Avant les élections, les dirigeants des trois autres grands partis avaient assuré qu’ils ne participeraient pas à un gouvernement dirigé par le PVV. Mais à la sortie des urnes, le populaire Pieter Omtzigt, qui adopte également une ligne dure sur l’immigration, s’est dit «disponible» pour diriger les Pays-Bas tout en concédant que le processus ne serait «pas facile». Son parti Nouveau Contrat Social (NSC), créé l’été dernier, aurait remporté 20 sièges. M. Timmermans a lui d’emblée rejeté l’idée de rejoindre une coalition de M. Wilders. «Le moment est venu pour nous de défendre la démocratie», a-t-il déclaré.

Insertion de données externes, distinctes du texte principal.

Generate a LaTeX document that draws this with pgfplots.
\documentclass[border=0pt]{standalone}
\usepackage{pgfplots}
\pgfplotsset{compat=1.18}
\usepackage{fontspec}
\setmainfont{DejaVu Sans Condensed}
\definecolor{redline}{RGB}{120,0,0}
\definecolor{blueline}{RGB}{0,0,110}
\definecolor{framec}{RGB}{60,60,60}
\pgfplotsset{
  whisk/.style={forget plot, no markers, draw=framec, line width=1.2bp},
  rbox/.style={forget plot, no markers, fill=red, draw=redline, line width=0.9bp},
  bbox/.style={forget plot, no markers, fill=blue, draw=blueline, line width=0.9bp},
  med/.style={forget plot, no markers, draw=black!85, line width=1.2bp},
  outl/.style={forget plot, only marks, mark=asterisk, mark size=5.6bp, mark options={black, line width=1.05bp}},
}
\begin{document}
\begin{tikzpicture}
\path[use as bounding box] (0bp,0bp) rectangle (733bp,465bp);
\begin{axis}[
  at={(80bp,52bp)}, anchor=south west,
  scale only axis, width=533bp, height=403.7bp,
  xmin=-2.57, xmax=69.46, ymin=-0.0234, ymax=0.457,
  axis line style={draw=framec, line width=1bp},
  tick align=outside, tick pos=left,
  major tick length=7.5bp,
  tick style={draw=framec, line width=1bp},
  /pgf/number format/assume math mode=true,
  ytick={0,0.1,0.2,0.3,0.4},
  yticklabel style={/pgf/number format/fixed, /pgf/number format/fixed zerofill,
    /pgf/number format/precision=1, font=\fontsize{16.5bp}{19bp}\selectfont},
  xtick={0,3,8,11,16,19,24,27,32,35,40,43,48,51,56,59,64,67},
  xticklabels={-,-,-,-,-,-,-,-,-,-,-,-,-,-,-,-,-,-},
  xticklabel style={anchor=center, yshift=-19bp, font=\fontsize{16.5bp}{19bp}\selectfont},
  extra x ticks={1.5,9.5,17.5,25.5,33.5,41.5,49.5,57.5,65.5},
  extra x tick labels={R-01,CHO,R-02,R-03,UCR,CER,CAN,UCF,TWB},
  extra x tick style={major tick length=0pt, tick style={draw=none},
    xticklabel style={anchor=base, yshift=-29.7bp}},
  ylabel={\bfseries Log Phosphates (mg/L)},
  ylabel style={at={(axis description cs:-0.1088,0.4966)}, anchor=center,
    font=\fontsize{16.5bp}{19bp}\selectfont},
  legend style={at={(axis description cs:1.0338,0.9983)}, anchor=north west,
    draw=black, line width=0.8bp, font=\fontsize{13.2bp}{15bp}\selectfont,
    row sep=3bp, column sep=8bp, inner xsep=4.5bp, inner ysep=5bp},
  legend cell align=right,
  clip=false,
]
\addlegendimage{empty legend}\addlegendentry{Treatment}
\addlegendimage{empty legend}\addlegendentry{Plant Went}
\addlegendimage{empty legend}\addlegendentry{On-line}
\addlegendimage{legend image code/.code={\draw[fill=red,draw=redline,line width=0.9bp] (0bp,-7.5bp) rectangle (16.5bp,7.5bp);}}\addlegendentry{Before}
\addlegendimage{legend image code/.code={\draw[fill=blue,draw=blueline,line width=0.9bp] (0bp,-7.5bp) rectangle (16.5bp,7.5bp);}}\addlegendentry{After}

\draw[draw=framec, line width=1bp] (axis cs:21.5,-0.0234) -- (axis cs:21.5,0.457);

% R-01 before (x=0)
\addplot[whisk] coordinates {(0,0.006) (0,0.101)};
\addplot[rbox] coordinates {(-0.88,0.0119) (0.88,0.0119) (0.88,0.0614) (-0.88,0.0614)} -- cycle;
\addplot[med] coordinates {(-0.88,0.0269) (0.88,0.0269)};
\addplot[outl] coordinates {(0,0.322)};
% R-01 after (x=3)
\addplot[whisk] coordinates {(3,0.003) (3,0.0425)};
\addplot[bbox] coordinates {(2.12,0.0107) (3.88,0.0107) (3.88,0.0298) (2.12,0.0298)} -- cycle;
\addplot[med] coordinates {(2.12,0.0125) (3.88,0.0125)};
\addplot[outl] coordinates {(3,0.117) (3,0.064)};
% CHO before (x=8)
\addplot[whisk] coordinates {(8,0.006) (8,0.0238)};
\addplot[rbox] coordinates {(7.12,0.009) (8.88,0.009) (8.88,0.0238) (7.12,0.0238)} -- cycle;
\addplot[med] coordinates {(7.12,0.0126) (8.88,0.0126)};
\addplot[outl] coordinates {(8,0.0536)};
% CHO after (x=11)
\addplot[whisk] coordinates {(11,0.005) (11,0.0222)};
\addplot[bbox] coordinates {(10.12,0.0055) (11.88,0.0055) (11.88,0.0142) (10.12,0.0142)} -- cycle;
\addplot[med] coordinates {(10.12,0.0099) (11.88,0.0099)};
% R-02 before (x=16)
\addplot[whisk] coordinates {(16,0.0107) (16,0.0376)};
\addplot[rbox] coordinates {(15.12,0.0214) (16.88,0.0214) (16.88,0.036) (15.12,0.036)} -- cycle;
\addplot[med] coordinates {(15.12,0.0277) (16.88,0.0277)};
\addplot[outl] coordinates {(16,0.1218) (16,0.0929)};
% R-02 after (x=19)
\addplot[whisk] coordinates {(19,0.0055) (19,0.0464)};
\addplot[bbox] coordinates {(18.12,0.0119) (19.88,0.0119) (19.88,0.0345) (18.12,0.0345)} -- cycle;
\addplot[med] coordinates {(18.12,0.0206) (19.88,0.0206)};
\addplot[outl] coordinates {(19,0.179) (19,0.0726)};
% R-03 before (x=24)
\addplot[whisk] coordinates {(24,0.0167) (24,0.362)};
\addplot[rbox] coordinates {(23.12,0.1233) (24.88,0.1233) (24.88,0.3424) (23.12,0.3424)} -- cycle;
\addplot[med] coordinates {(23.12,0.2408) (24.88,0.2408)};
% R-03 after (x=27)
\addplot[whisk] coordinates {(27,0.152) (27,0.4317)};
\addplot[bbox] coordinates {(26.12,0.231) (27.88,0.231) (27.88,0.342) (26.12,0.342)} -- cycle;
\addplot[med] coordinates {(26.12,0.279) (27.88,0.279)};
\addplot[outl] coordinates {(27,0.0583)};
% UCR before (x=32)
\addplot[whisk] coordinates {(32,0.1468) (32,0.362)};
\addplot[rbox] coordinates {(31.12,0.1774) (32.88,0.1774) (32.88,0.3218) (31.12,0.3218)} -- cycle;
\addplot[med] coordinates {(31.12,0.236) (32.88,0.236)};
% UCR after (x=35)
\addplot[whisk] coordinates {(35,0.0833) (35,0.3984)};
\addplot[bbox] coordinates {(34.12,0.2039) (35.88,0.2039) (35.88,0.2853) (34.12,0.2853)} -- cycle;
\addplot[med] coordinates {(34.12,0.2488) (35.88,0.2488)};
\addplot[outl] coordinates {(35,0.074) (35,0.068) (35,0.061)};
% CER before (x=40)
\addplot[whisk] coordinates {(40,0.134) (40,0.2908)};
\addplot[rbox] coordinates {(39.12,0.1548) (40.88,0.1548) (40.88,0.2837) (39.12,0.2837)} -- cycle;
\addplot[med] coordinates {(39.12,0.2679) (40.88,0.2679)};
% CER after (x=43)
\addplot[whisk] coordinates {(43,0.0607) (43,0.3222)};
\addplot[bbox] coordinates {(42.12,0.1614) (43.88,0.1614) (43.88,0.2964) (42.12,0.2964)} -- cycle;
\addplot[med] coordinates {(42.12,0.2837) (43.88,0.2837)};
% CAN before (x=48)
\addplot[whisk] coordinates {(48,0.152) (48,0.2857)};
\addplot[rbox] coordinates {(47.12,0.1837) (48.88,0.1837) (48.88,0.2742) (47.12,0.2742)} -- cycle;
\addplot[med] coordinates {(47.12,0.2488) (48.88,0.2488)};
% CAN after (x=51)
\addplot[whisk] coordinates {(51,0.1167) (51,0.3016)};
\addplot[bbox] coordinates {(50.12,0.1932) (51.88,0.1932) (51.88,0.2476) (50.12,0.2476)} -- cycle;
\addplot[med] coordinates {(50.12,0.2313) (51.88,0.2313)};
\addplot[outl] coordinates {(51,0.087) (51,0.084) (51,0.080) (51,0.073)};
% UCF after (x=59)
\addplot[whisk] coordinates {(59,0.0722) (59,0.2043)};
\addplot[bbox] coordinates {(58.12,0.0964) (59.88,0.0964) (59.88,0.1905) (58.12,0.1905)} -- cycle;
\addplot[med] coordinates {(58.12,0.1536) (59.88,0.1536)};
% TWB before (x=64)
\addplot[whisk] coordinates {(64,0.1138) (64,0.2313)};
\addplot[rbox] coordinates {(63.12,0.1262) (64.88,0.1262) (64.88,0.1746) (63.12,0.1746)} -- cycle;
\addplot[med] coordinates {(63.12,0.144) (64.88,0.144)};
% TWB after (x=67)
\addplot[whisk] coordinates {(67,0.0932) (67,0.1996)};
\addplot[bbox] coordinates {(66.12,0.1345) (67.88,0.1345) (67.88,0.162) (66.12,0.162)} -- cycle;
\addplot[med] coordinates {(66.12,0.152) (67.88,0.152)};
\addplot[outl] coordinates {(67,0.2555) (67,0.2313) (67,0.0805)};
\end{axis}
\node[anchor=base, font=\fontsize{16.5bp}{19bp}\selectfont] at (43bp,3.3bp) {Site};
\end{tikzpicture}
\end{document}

Si elle est confirmée par les résultats définitifs, la victoire de Geert Wilders marque un brusque virage à droite qui sera accueilli avec appréhension à Bruxelles, puisqu’il a promis notamment un référendum sur le maintien ou non des Pays-Bas dans l’Union européenne.
Il le sera avec encore plus d’inquiétude par la communauté marocaine aux Pays-Bas, qui compte près de 420.000 personnes, représentant le troisième plus grand groupe d’immigrants dans ce pays. Et pour cause, le PVV a fait des Marocains une cible privilégiée de son discours populiste, ouvertement xénophobe et islamophobe.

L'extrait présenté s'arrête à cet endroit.